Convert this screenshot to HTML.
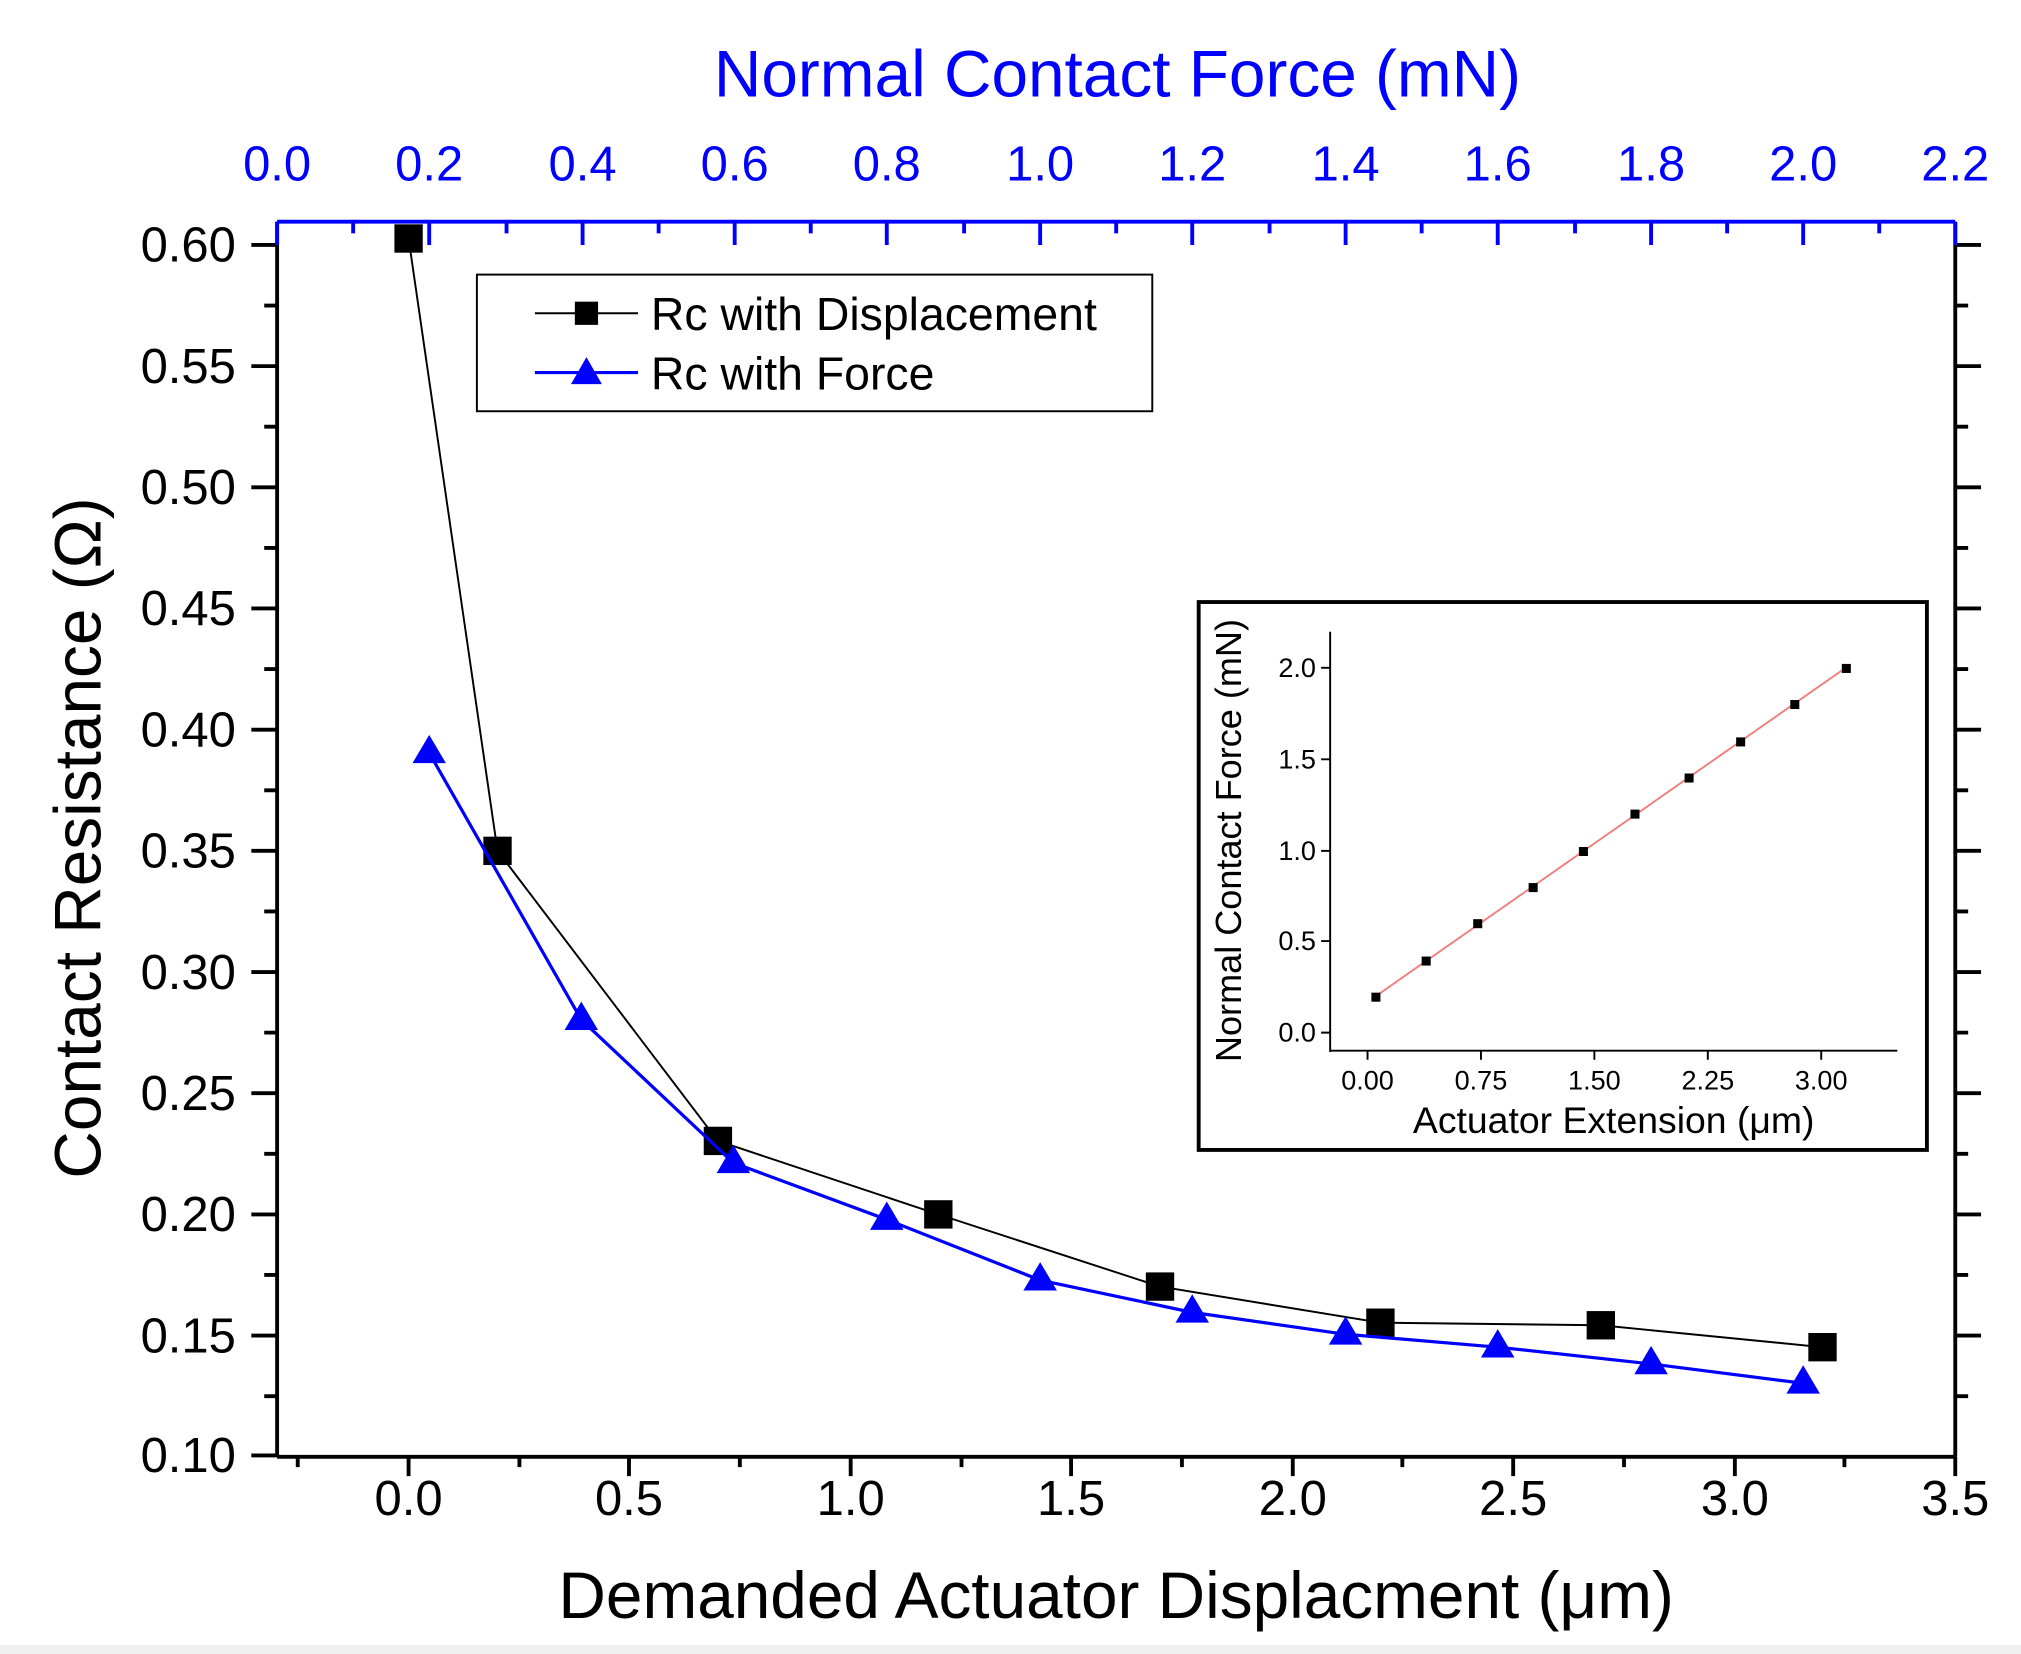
<!DOCTYPE html>
<html><head><meta charset="utf-8"><style>html,body{margin:0;padding:0;background:#fff}svg{display:block}</style></head>
<body>
<svg width="2021" height="1654" viewBox="0 0 1568 1283" preserveAspectRatio="none" xmlns="http://www.w3.org/2000/svg" font-family="Liberation Sans, Arial, sans-serif">
<rect x="0" y="0" width="1568" height="1283" fill="#fff"/>
<rect x="0" y="1276" width="1568" height="7" fill="#f0f0f0"/>
<line x1="215" y1="172" x2="215" y2="1130" stroke="#000" stroke-width="3"/>
<line x1="1517" y1="172" x2="1517" y2="1130" stroke="#000" stroke-width="3"/>
<line x1="215" y1="1130" x2="1517" y2="1130" stroke="#000" stroke-width="3"/>
<line x1="215" y1="172" x2="1517" y2="172" stroke="#0000ff" stroke-width="3"/>
<g stroke="#000" stroke-width="3">
<path d="M195 190H215M195 284H215M195 378H215M195 472H215M195 566H215M195 660H215M195 754H215M195 848H215M195 942H215M195 1036H215M195 1129H215"/>
<path d="M205 237H215M205 331H215M205 425H215M205 519H215M205 613H215M205 707H215M205 801H215M205 895H215M205 989H215M205 1083H215"/>
<path d="M1517 190H1537M1517 284H1537M1517 378H1537M1517 472H1537M1517 566H1537M1517 660H1537M1517 754H1537M1517 848H1537M1517 942H1537M1517 1036H1537"/>
<path d="M1517 237H1527M1517 331H1527M1517 425H1527M1517 519H1527M1517 613H1527M1517 707H1527M1517 801H1527M1517 895H1527M1517 989H1527M1517 1083H1527"/>
<path d="M317 1130V1145M488 1130V1145M660 1130V1145M831 1130V1145M1003 1130V1145M1174 1130V1145M1346 1130V1145M1517 1130V1145"/>
<path d="M231 1130V1138M403 1130V1138M574 1130V1138M746 1130V1138M917 1130V1138M1088 1130V1138M1260 1130V1138M1431 1130V1138"/>
</g>
<g stroke="#0000ff" stroke-width="3">
<path d="M215 172V190M333 172V190M452 172V190M570 172V190M688 172V190M807 172V190M925 172V190M1044 172V190M1162 172V190M1281 172V190M1399 172V190M1517 172V190"/>
<path d="M274 172V181M393 172V181M511 172V181M629 172V181M748 172V181M866 172V181M985 172V181M1103 172V181M1222 172V181M1340 172V181M1458 172V181"/>
</g>
<g font-size="38" text-anchor="end" fill="#000" textLength="83">
<text x="183" y="203">0.60</text><text x="183" y="297">0.55</text><text x="183" y="391">0.50</text><text x="183" y="485">0.45</text><text x="183" y="579">0.40</text><text x="183" y="673">0.35</text><text x="183" y="767">0.30</text><text x="183" y="861">0.25</text><text x="183" y="955">0.20</text><text x="183" y="1049">0.15</text><text x="183" y="1142">0.10</text>
</g>
<g font-size="38" text-anchor="middle" fill="#000">
<text x="317" y="1175">0.0</text><text x="488" y="1175">0.5</text><text x="660" y="1175">1.0</text><text x="831" y="1175">1.5</text><text x="1003" y="1175">2.0</text><text x="1174" y="1175">2.5</text><text x="1346" y="1175">3.0</text><text x="1517" y="1175">3.5</text>
</g>
<g font-size="38" text-anchor="middle" fill="#0000ff">
<text x="215" y="140">0.0</text><text x="333" y="140">0.2</text><text x="452" y="140">0.4</text><text x="570" y="140">0.6</text><text x="688" y="140">0.8</text><text x="807" y="140">1.0</text><text x="925" y="140">1.2</text><text x="1044" y="140">1.4</text><text x="1162" y="140">1.6</text><text x="1281" y="140">1.8</text><text x="1399" y="140">2.0</text><text x="1517" y="140">2.2</text>
</g>
<text x="867" y="75" font-size="51" text-anchor="middle" fill="#0000ff">Normal Contact Force (mN)</text>
<text x="866" y="1255" font-size="51" text-anchor="middle" fill="#000">Demanded Actuator Displacment (μm)</text>
<text transform="translate(78,650) rotate(-90)" font-size="51" text-anchor="middle" fill="#000">Contact Resistance (Ω)</text>
<polyline fill="none" stroke="#000" stroke-width="1.5" points="317,185 386,660 557,885 728,942 900,998 1071,1026 1242,1028 1414,1045"/>
<g fill="#000">
<rect x="306" y="174" width="22" height="22"/><rect x="375" y="649" width="22" height="22"/><rect x="546" y="874" width="22" height="22"/><rect x="717" y="931" width="22" height="22"/><rect x="889" y="987" width="22" height="22"/><rect x="1060" y="1015" width="22" height="22"/><rect x="1231" y="1017" width="22" height="22"/><rect x="1403" y="1034" width="22" height="22"/>
</g>
<polyline fill="none" stroke="#0000ff" stroke-width="2.5" points="333,584 451,791 569,902 688,946 807,993 925,1018 1044,1035 1162,1045 1281,1058 1399,1073"/>
<g fill="#0000ff">
<path d="M333 570l-13 22h26z"/><path d="M451 777l-13 22h26z"/><path d="M569 888l-13 22h26z"/><path d="M688 932l-13 22h26z"/><path d="M807 979l-13 22h26z"/><path d="M925 1004l-13 22h26z"/><path d="M1044 1021l-13 22h26z"/><path d="M1162 1031l-13 22h26z"/><path d="M1281 1044l-13 22h26z"/><path d="M1399 1059l-13 22h26z"/>
</g>
<rect x="370" y="213" width="524" height="106" fill="#fff" stroke="#000" stroke-width="1.5"/>
<line x1="415" y1="243" x2="495" y2="243" stroke="#000" stroke-width="1.5"/>
<rect x="446" y="234" width="18" height="18" fill="#000"/>
<text x="505" y="256" font-size="36">Rc with Displacement</text>
<line x1="415" y1="289" x2="495" y2="289" stroke="#0000ff" stroke-width="2.5"/>
<path d="M455 277l-12 21h24z" fill="#0000ff"/>
<text x="505" y="302" font-size="36">Rc with Force</text>
<rect x="930" y="467" width="565" height="425" fill="#fff" stroke="#000" stroke-width="3"/>
<line x1="1032" y1="490" x2="1032" y2="816" stroke="#000" stroke-width="1.5"/>
<line x1="1032" y1="815" x2="1472" y2="815" stroke="#000" stroke-width="1.5"/>
<g stroke="#000" stroke-width="1.5">
<path d="M1025 801H1032M1025 730H1032M1025 660H1032M1025 589H1032M1025 518H1032"/>
<path d="M1061 815V822M1149 815V822M1237 815V822M1325 815V822M1413 815V822"/>
</g>
<g font-size="21" text-anchor="end"><text x="1021" y="808">0.0</text><text x="1021" y="737">0.5</text><text x="1021" y="667">1.0</text><text x="1021" y="596">1.5</text><text x="1021" y="525">2.0</text></g>
<g font-size="21" text-anchor="middle"><text x="1061" y="845">0.00</text><text x="1149" y="845">0.75</text><text x="1237" y="845">1.50</text><text x="1325" y="845">2.25</text><text x="1413" y="845">3.00</text></g>
<text x="1252" y="879" font-size="29" text-anchor="middle">Actuator Extension (μm)</text>
<text transform="translate(963,652) rotate(-90)" font-size="28" text-anchor="middle">Normal Contact Force (mN)</text>
<line x1="1067" y1="773" x2="1432" y2="518" stroke="#f08080" stroke-width="1.5"/>
<g fill="#000">
<rect x="1064" y="770" width="7" height="7"/><rect x="1103" y="742" width="7" height="7"/><rect x="1143" y="713" width="7" height="7"/><rect x="1186" y="685" width="7" height="7"/><rect x="1225" y="657" width="7" height="7"/><rect x="1265" y="628" width="7" height="7"/><rect x="1307" y="600" width="7" height="7"/><rect x="1347" y="572" width="7" height="7"/><rect x="1389" y="543" width="7" height="7"/><rect x="1429" y="515" width="7" height="7"/>
</g>
</svg>
</body></html>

## WHAT YOU WILL DO
From start to finish, output the listing exactly, but omit its pictures.

## THE OUTPUT
Convert this screenshot to HTML.
<!DOCTYPE html>
<html><head><meta charset="utf-8"><style>html,body{margin:0;padding:0;background:#fff}svg{display:block}</style></head>
<body>
<svg width="2021" height="1654" viewBox="0 0 1568 1283" preserveAspectRatio="none" xmlns="http://www.w3.org/2000/svg" font-family="Liberation Sans, Arial, sans-serif">
<rect x="0" y="0" width="1568" height="1283" fill="#fff"/>
<rect x="0" y="1276" width="1568" height="7" fill="#f0f0f0"/>
<line x1="215" y1="172" x2="215" y2="1130" stroke="#000" stroke-width="3"/>
<line x1="1517" y1="172" x2="1517" y2="1130" stroke="#000" stroke-width="3"/>
<line x1="215" y1="1130" x2="1517" y2="1130" stroke="#000" stroke-width="3"/>
<line x1="215" y1="172" x2="1517" y2="172" stroke="#0000ff" stroke-width="3"/>
<g stroke="#000" stroke-width="3">
<path d="M195 190H215M195 284H215M195 378H215M195 472H215M195 566H215M195 660H215M195 754H215M195 848H215M195 942H215M195 1036H215M195 1129H215"/>
<path d="M205 237H215M205 331H215M205 425H215M205 519H215M205 613H215M205 707H215M205 801H215M205 895H215M205 989H215M205 1083H215"/>
<path d="M1517 190H1537M1517 284H1537M1517 378H1537M1517 472H1537M1517 566H1537M1517 660H1537M1517 754H1537M1517 848H1537M1517 942H1537M1517 1036H1537"/>
<path d="M1517 237H1527M1517 331H1527M1517 425H1527M1517 519H1527M1517 613H1527M1517 707H1527M1517 801H1527M1517 895H1527M1517 989H1527M1517 1083H1527"/>
<path d="M317 1130V1145M488 1130V1145M660 1130V1145M831 1130V1145M1003 1130V1145M1174 1130V1145M1346 1130V1145M1517 1130V1145"/>
<path d="M231 1130V1138M403 1130V1138M574 1130V1138M746 1130V1138M917 1130V1138M1088 1130V1138M1260 1130V1138M1431 1130V1138"/>
</g>
<g stroke="#0000ff" stroke-width="3">
<path d="M215 172V190M333 172V190M452 172V190M570 172V190M688 172V190M807 172V190M925 172V190M1044 172V190M1162 172V190M1281 172V190M1399 172V190M1517 172V190"/>
<path d="M274 172V181M393 172V181M511 172V181M629 172V181M748 172V181M866 172V181M985 172V181M1103 172V181M1222 172V181M1340 172V181M1458 172V181"/>
</g>
<g font-size="38" text-anchor="end" fill="#000" textLength="83">
<text x="183" y="203">0.60</text><text x="183" y="297">0.55</text><text x="183" y="391">0.50</text><text x="183" y="485">0.45</text><text x="183" y="579">0.40</text><text x="183" y="673">0.35</text><text x="183" y="767">0.30</text><text x="183" y="861">0.25</text><text x="183" y="955">0.20</text><text x="183" y="1049">0.15</text><text x="183" y="1142">0.10</text>
</g>
<g font-size="38" text-anchor="middle" fill="#000">
<text x="317" y="1175">0.0</text><text x="488" y="1175">0.5</text><text x="660" y="1175">1.0</text><text x="831" y="1175">1.5</text><text x="1003" y="1175">2.0</text><text x="1174" y="1175">2.5</text><text x="1346" y="1175">3.0</text><text x="1517" y="1175">3.5</text>
</g>
<g font-size="38" text-anchor="middle" fill="#0000ff">
<text x="215" y="140">0.0</text><text x="333" y="140">0.2</text><text x="452" y="140">0.4</text><text x="570" y="140">0.6</text><text x="688" y="140">0.8</text><text x="807" y="140">1.0</text><text x="925" y="140">1.2</text><text x="1044" y="140">1.4</text><text x="1162" y="140">1.6</text><text x="1281" y="140">1.8</text><text x="1399" y="140">2.0</text><text x="1517" y="140">2.2</text>
</g>
<text x="867" y="75" font-size="51" text-anchor="middle" fill="#0000ff">Normal Contact Force (mN)</text>
<text x="866" y="1255" font-size="51" text-anchor="middle" fill="#000">Demanded Actuator Displacment (μm)</text>
<text transform="translate(78,650) rotate(-90)" font-size="51" text-anchor="middle" fill="#000">Contact Resistance (Ω)</text>
<polyline fill="none" stroke="#000" stroke-width="1.5" points="317,185 386,660 557,885 728,942 900,998 1071,1026 1242,1028 1414,1045"/>
<g fill="#000">
<rect x="306" y="174" width="22" height="22"/><rect x="375" y="649" width="22" height="22"/><rect x="546" y="874" width="22" height="22"/><rect x="717" y="931" width="22" height="22"/><rect x="889" y="987" width="22" height="22"/><rect x="1060" y="1015" width="22" height="22"/><rect x="1231" y="1017" width="22" height="22"/><rect x="1403" y="1034" width="22" height="22"/>
</g>
<polyline fill="none" stroke="#0000ff" stroke-width="2.5" points="333,584 451,791 569,902 688,946 807,993 925,1018 1044,1035 1162,1045 1281,1058 1399,1073"/>
<g fill="#0000ff">
<path d="M333 570l-13 22h26z"/><path d="M451 777l-13 22h26z"/><path d="M569 888l-13 22h26z"/><path d="M688 932l-13 22h26z"/><path d="M807 979l-13 22h26z"/><path d="M925 1004l-13 22h26z"/><path d="M1044 1021l-13 22h26z"/><path d="M1162 1031l-13 22h26z"/><path d="M1281 1044l-13 22h26z"/><path d="M1399 1059l-13 22h26z"/>
</g>
<rect x="370" y="213" width="524" height="106" fill="#fff" stroke="#000" stroke-width="1.5"/>
<line x1="415" y1="243" x2="495" y2="243" stroke="#000" stroke-width="1.5"/>
<rect x="446" y="234" width="18" height="18" fill="#000"/>
<text x="505" y="256" font-size="36">Rc with Displacement</text>
<line x1="415" y1="289" x2="495" y2="289" stroke="#0000ff" stroke-width="2.5"/>
<path d="M455 277l-12 21h24z" fill="#0000ff"/>
<text x="505" y="302" font-size="36">Rc with Force</text>
<rect x="930" y="467" width="565" height="425" fill="#fff" stroke="#000" stroke-width="3"/>
<line x1="1032" y1="490" x2="1032" y2="816" stroke="#000" stroke-width="1.5"/>
<line x1="1032" y1="815" x2="1472" y2="815" stroke="#000" stroke-width="1.5"/>
<g stroke="#000" stroke-width="1.5">
<path d="M1025 801H1032M1025 730H1032M1025 660H1032M1025 589H1032M1025 518H1032"/>
<path d="M1061 815V822M1149 815V822M1237 815V822M1325 815V822M1413 815V822"/>
</g>
<g font-size="21" text-anchor="end"><text x="1021" y="808">0.0</text><text x="1021" y="737">0.5</text><text x="1021" y="667">1.0</text><text x="1021" y="596">1.5</text><text x="1021" y="525">2.0</text></g>
<g font-size="21" text-anchor="middle"><text x="1061" y="845">0.00</text><text x="1149" y="845">0.75</text><text x="1237" y="845">1.50</text><text x="1325" y="845">2.25</text><text x="1413" y="845">3.00</text></g>
<text x="1252" y="879" font-size="29" text-anchor="middle">Actuator Extension (μm)</text>
<text transform="translate(963,652) rotate(-90)" font-size="28" text-anchor="middle">Normal Contact Force (mN)</text>
<line x1="1067" y1="773" x2="1432" y2="518" stroke="#f08080" stroke-width="1.5"/>
<g fill="#000">
<rect x="1064" y="770" width="7" height="7"/><rect x="1103" y="742" width="7" height="7"/><rect x="1143" y="713" width="7" height="7"/><rect x="1186" y="685" width="7" height="7"/><rect x="1225" y="657" width="7" height="7"/><rect x="1265" y="628" width="7" height="7"/><rect x="1307" y="600" width="7" height="7"/><rect x="1347" y="572" width="7" height="7"/><rect x="1389" y="543" width="7" height="7"/><rect x="1429" y="515" width="7" height="7"/>
</g>
</svg>
</body></html>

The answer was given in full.